За последние годы, в первую очередь благодаря трудам Центра по изучению традиционалистских направлений в русской литературе Нового времени Института русской литературы (Пушкинского дома) РАН, был опубликован большой массив источников по истории славянофильства — как впервые издаваемых, так и, в случае републикации, впервые выпускаемых в свет в соответствии с академическими стандартами, начато издание Собрания сочинений И.С. Аксакова, заявлено о подготовке академических собраний А.С. Хомякова и К.С. Аксакова, вне серии вышла переписка В.С. Аксаковой с ее петербургской кузиной М.Г. Карташевской за годы Крымской войны, служащая в первую очередь своеобразным дополнением и пояснением к известному дневнику Веры Аксаковой, впервые опубликованному еще в начале прошлого века и с тех пор ставшего одним из наиболее востребованных источников по истории славянофильского круга тех лет, объявлено о подготовке полного издания переписки Аксаковой с Карташевской (ориентировочно в 12 томах).

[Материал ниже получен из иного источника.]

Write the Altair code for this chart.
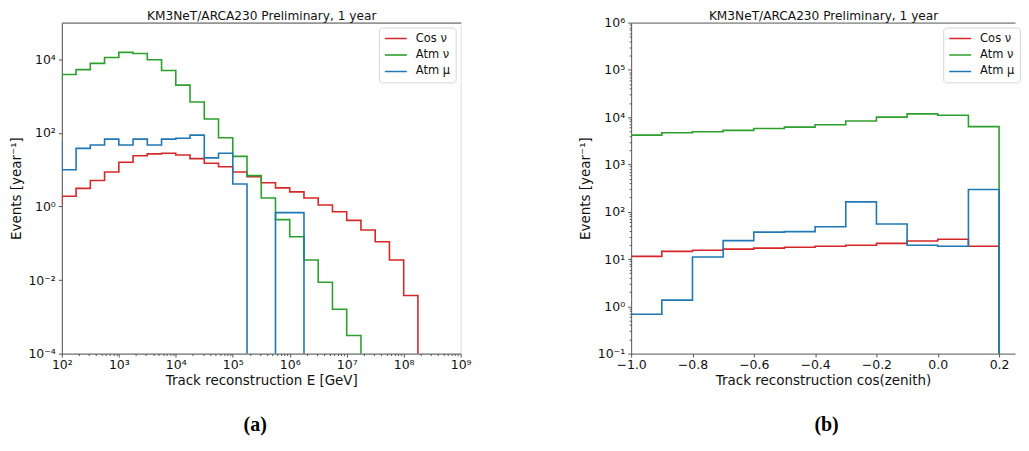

В 4-й книге «Славянофильского архива», по каким-то обстоятельствам вышедшей год спустя после книги 5-й, представлены пять эпистолярных комплексов разного объема — это переписка И.С. Аксакова с П.А. Бессоновым, П.А. Васильчиковым, Н.П. Гиляровым-Платоновым, Н.Н. Дурново, К.П. Победоносцевым и М.А. Хомяковой (последнюю, разумеется, трудно отнести к «государственным и общественным деятелям» в полном смысле этого слова, но интерес данной переписки, на которой мы остановимся подробнее ниже, в сочетании с ее небольшим объемом более чем оправдывает решение составителей не держать эти тексты под спудом и включить их в изданный том).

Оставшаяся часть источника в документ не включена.